■ **Entries**:
┌────────

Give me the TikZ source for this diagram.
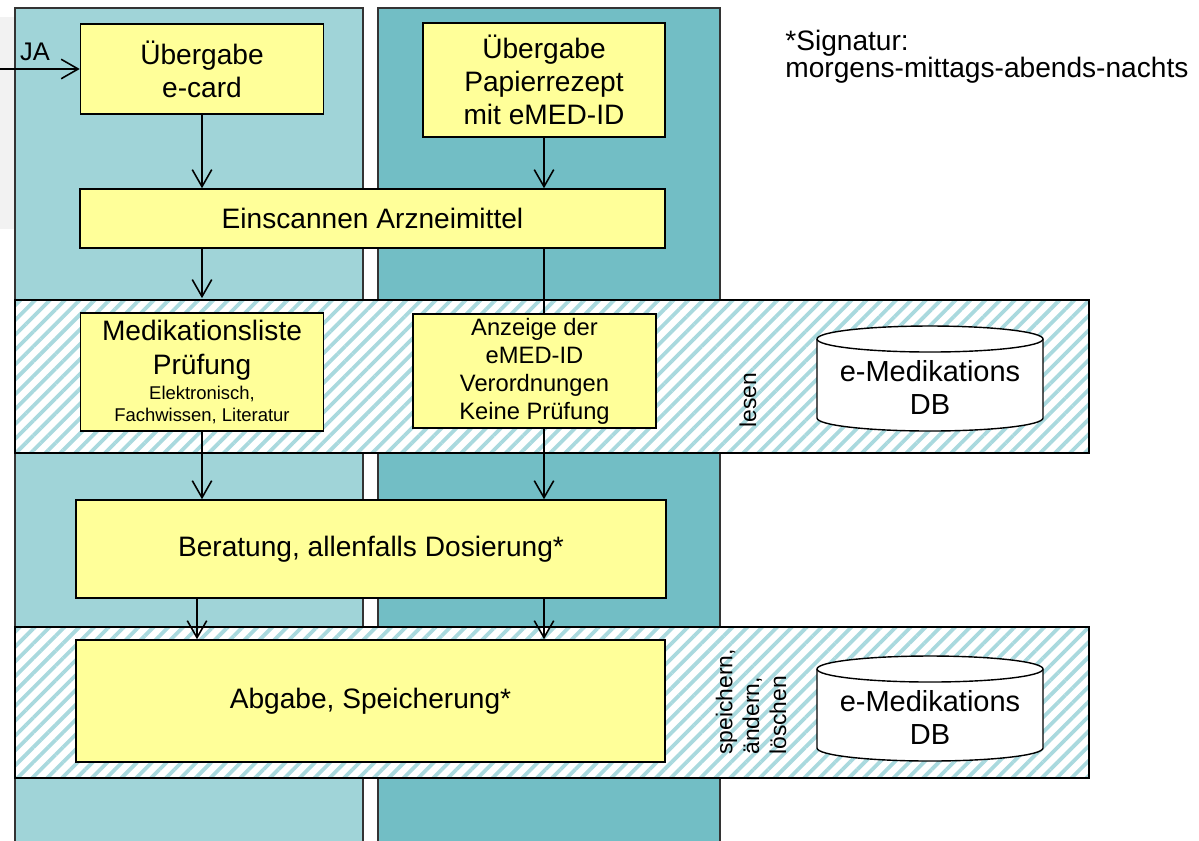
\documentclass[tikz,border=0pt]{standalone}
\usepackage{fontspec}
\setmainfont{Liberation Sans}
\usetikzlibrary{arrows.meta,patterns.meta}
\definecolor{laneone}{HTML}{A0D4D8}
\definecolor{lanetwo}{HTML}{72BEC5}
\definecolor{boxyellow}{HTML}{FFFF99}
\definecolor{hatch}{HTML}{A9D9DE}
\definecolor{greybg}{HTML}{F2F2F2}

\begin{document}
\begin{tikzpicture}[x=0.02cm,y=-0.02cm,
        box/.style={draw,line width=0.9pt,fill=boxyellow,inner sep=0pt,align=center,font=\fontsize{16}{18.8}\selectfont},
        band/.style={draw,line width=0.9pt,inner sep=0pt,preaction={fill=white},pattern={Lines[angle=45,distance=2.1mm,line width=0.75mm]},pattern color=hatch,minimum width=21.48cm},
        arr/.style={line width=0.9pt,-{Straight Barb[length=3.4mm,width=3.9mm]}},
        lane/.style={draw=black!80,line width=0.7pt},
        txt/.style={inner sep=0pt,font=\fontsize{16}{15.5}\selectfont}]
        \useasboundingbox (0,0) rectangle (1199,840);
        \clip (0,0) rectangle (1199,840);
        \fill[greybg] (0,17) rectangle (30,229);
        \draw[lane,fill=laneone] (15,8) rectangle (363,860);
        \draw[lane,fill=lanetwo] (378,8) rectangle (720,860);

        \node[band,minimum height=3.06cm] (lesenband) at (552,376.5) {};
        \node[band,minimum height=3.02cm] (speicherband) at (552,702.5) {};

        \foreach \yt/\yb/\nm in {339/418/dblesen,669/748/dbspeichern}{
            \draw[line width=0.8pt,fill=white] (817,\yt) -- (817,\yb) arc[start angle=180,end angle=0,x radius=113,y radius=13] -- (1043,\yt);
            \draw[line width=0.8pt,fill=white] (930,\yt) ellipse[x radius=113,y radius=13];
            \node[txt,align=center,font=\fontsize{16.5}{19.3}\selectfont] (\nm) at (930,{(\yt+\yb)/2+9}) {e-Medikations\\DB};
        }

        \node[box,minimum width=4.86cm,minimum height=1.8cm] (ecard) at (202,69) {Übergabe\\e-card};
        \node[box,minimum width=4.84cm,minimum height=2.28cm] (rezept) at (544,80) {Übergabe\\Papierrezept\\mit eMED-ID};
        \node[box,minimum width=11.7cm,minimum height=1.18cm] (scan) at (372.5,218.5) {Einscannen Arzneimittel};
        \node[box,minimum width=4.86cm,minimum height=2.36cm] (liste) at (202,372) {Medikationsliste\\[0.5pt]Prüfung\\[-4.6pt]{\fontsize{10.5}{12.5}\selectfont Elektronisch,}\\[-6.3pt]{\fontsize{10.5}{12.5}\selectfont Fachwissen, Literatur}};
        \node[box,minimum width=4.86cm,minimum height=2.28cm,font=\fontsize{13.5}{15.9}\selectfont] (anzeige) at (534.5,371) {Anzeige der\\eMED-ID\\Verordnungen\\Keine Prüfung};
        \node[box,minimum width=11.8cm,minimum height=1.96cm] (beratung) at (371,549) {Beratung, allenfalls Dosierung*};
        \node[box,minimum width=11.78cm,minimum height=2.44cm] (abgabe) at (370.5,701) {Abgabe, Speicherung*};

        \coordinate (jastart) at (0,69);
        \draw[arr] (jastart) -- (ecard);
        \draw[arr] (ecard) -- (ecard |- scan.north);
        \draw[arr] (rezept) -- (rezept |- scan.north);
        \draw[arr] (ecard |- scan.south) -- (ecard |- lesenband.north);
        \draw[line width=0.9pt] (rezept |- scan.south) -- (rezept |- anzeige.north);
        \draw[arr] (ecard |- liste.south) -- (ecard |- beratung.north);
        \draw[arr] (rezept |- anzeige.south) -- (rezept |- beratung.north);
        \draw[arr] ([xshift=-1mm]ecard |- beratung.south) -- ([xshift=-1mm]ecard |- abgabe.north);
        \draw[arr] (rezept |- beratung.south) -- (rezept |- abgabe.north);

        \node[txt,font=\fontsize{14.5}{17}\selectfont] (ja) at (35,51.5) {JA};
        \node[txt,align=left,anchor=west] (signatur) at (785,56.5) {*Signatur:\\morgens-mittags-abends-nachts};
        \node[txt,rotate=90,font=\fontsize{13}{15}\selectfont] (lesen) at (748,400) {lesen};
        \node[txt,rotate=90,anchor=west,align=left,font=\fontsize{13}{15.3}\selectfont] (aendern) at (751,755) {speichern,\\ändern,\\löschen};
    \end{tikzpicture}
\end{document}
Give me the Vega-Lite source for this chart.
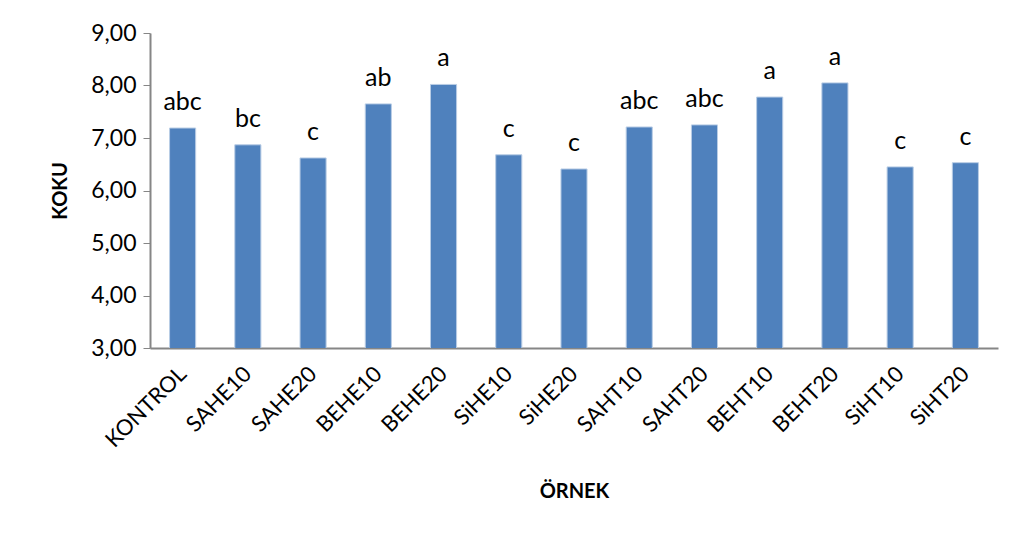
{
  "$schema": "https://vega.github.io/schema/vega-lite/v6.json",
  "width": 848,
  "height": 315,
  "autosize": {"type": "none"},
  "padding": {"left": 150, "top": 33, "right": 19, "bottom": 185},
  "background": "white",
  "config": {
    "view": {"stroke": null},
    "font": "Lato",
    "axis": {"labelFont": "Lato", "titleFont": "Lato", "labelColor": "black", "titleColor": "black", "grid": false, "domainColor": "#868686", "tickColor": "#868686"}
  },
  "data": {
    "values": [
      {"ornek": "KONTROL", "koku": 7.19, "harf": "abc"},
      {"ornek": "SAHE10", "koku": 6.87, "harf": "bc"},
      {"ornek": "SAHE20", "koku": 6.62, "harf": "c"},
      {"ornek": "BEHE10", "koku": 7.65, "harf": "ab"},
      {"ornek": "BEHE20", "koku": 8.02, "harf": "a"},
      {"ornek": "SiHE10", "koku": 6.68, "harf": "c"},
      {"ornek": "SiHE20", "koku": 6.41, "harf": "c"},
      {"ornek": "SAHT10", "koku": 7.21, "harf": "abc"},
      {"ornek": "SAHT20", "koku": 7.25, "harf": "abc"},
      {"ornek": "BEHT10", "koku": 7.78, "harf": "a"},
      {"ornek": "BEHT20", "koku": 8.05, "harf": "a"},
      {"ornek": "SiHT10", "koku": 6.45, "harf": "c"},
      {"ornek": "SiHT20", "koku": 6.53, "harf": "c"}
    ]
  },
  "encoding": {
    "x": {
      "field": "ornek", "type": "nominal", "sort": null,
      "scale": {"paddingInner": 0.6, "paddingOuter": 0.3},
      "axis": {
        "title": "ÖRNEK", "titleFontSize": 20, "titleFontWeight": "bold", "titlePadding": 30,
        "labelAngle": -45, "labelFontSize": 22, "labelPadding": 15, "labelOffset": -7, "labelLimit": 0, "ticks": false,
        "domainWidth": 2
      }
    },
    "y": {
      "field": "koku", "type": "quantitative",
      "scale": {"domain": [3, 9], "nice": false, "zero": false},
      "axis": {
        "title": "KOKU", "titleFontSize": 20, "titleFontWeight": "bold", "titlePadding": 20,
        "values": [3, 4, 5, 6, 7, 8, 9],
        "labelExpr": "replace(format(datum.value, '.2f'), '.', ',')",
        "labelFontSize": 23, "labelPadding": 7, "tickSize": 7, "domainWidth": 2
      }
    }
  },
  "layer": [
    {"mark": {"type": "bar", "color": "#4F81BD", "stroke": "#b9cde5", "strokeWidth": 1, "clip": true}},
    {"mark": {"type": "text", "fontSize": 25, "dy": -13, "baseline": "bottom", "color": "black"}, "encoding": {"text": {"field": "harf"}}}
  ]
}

└────────

■ **Description of the task**: Quote each line of the listing exactly, but leave the pictures out.

■ **Output of the exercise**:
Give me the TikZ source for this diagram.
\documentclass[tikz,border=0pt]{standalone}
\usepackage{fontspec}
\setmainfont{Liberation Sans}
\usetikzlibrary{arrows.meta,patterns.meta}
\definecolor{laneone}{HTML}{A0D4D8}
\definecolor{lanetwo}{HTML}{72BEC5}
\definecolor{boxyellow}{HTML}{FFFF99}
\definecolor{hatch}{HTML}{A9D9DE}
\definecolor{greybg}{HTML}{F2F2F2}

\begin{document}
\begin{tikzpicture}[x=0.02cm,y=-0.02cm,
        box/.style={draw,line width=0.9pt,fill=boxyellow,inner sep=0pt,align=center,font=\fontsize{16}{18.8}\selectfont},
        band/.style={draw,line width=0.9pt,inner sep=0pt,preaction={fill=white},pattern={Lines[angle=45,distance=2.1mm,line width=0.75mm]},pattern color=hatch,minimum width=21.48cm},
        arr/.style={line width=0.9pt,-{Straight Barb[length=3.4mm,width=3.9mm]}},
        lane/.style={draw=black!80,line width=0.7pt},
        txt/.style={inner sep=0pt,font=\fontsize{16}{15.5}\selectfont}]
        \useasboundingbox (0,0) rectangle (1199,840);
        \clip (0,0) rectangle (1199,840);
        \fill[greybg] (0,17) rectangle (30,229);
        \draw[lane,fill=laneone] (15,8) rectangle (363,860);
        \draw[lane,fill=lanetwo] (378,8) rectangle (720,860);

        \node[band,minimum height=3.06cm] (lesenband) at (552,376.5) {};
        \node[band,minimum height=3.02cm] (speicherband) at (552,702.5) {};

        \foreach \yt/\yb/\nm in {339/418/dblesen,669/748/dbspeichern}{
            \draw[line width=0.8pt,fill=white] (817,\yt) -- (817,\yb) arc[start angle=180,end angle=0,x radius=113,y radius=13] -- (1043,\yt);
            \draw[line width=0.8pt,fill=white] (930,\yt) ellipse[x radius=113,y radius=13];
            \node[txt,align=center,font=\fontsize{16.5}{19.3}\selectfont] (\nm) at (930,{(\yt+\yb)/2+9}) {e-Medikations\\DB};
        }

        \node[box,minimum width=4.86cm,minimum height=1.8cm] (ecard) at (202,69) {Übergabe\\e-card};
        \node[box,minimum width=4.84cm,minimum height=2.28cm] (rezept) at (544,80) {Übergabe\\Papierrezept\\mit eMED-ID};
        \node[box,minimum width=11.7cm,minimum height=1.18cm] (scan) at (372.5,218.5) {Einscannen Arzneimittel};
        \node[box,minimum width=4.86cm,minimum height=2.36cm] (liste) at (202,372) {Medikationsliste\\[0.5pt]Prüfung\\[-4.6pt]{\fontsize{10.5}{12.5}\selectfont Elektronisch,}\\[-6.3pt]{\fontsize{10.5}{12.5}\selectfont Fachwissen, Literatur}};
        \node[box,minimum width=4.86cm,minimum height=2.28cm,font=\fontsize{13.5}{15.9}\selectfont] (anzeige) at (534.5,371) {Anzeige der\\eMED-ID\\Verordnungen\\Keine Prüfung};
        \node[box,minimum width=11.8cm,minimum height=1.96cm] (beratung) at (371,549) {Beratung, allenfalls Dosierung*};
        \node[box,minimum width=11.78cm,minimum height=2.44cm] (abgabe) at (370.5,701) {Abgabe, Speicherung*};

        \coordinate (jastart) at (0,69);
        \draw[arr] (jastart) -- (ecard);
        \draw[arr] (ecard) -- (ecard |- scan.north);
        \draw[arr] (rezept) -- (rezept |- scan.north);
        \draw[arr] (ecard |- scan.south) -- (ecard |- lesenband.north);
        \draw[line width=0.9pt] (rezept |- scan.south) -- (rezept |- anzeige.north);
        \draw[arr] (ecard |- liste.south) -- (ecard |- beratung.north);
        \draw[arr] (rezept |- anzeige.south) -- (rezept |- beratung.north);
        \draw[arr] ([xshift=-1mm]ecard |- beratung.south) -- ([xshift=-1mm]ecard |- abgabe.north);
        \draw[arr] (rezept |- beratung.south) -- (rezept |- abgabe.north);

        \node[txt,font=\fontsize{14.5}{17}\selectfont] (ja) at (35,51.5) {JA};
        \node[txt,align=left,anchor=west] (signatur) at (785,56.5) {*Signatur:\\morgens-mittags-abends-nachts};
        \node[txt,rotate=90,font=\fontsize{13}{15}\selectfont] (lesen) at (748,400) {lesen};
        \node[txt,rotate=90,anchor=west,align=left,font=\fontsize{13}{15.3}\selectfont] (aendern) at (751,755) {speichern,\\ändern,\\löschen};
    \end{tikzpicture}
\end{document}
Give me the Vega-Lite source for this chart.
{
  "$schema": "https://vega.github.io/schema/vega-lite/v6.json",
  "width": 848,
  "height": 315,
  "autosize": {"type": "none"},
  "padding": {"left": 150, "top": 33, "right": 19, "bottom": 185},
  "background": "white",
  "config": {
    "view": {"stroke": null},
    "font": "Lato",
    "axis": {"labelFont": "Lato", "titleFont": "Lato", "labelColor": "black", "titleColor": "black", "grid": false, "domainColor": "#868686", "tickColor": "#868686"}
  },
  "data": {
    "values": [
      {"ornek": "KONTROL", "koku": 7.19, "harf": "abc"},
      {"ornek": "SAHE10", "koku": 6.87, "harf": "bc"},
      {"ornek": "SAHE20", "koku": 6.62, "harf": "c"},
      {"ornek": "BEHE10", "koku": 7.65, "harf": "ab"},
      {"ornek": "BEHE20", "koku": 8.02, "harf": "a"},
      {"ornek": "SiHE10", "koku": 6.68, "harf": "c"},
      {"ornek": "SiHE20", "koku": 6.41, "harf": "c"},
      {"ornek": "SAHT10", "koku": 7.21, "harf": "abc"},
      {"ornek": "SAHT20", "koku": 7.25, "harf": "abc"},
      {"ornek": "BEHT10", "koku": 7.78, "harf": "a"},
      {"ornek": "BEHT20", "koku": 8.05, "harf": "a"},
      {"ornek": "SiHT10", "koku": 6.45, "harf": "c"},
      {"ornek": "SiHT20", "koku": 6.53, "harf": "c"}
    ]
  },
  "encoding": {
    "x": {
      "field": "ornek", "type": "nominal", "sort": null,
      "scale": {"paddingInner": 0.6, "paddingOuter": 0.3},
      "axis": {
        "title": "ÖRNEK", "titleFontSize": 20, "titleFontWeight": "bold", "titlePadding": 30,
        "labelAngle": -45, "labelFontSize": 22, "labelPadding": 15, "labelOffset": -7, "labelLimit": 0, "ticks": false,
        "domainWidth": 2
      }
    },
    "y": {
      "field": "koku", "type": "quantitative",
      "scale": {"domain": [3, 9], "nice": false, "zero": false},
      "axis": {
        "title": "KOKU", "titleFontSize": 20, "titleFontWeight": "bold", "titlePadding": 20,
        "values": [3, 4, 5, 6, 7, 8, 9],
        "labelExpr": "replace(format(datum.value, '.2f'), '.', ',')",
        "labelFontSize": 23, "labelPadding": 7, "tickSize": 7, "domainWidth": 2
      }
    }
  },
  "layer": [
    {"mark": {"type": "bar", "color": "#4F81BD", "stroke": "#b9cde5", "strokeWidth": 1, "clip": true}},
    {"mark": {"type": "text", "fontSize": 25, "dy": -13, "baseline": "bottom", "color": "black"}, "encoding": {"text": {"field": "harf"}}}
  ]
}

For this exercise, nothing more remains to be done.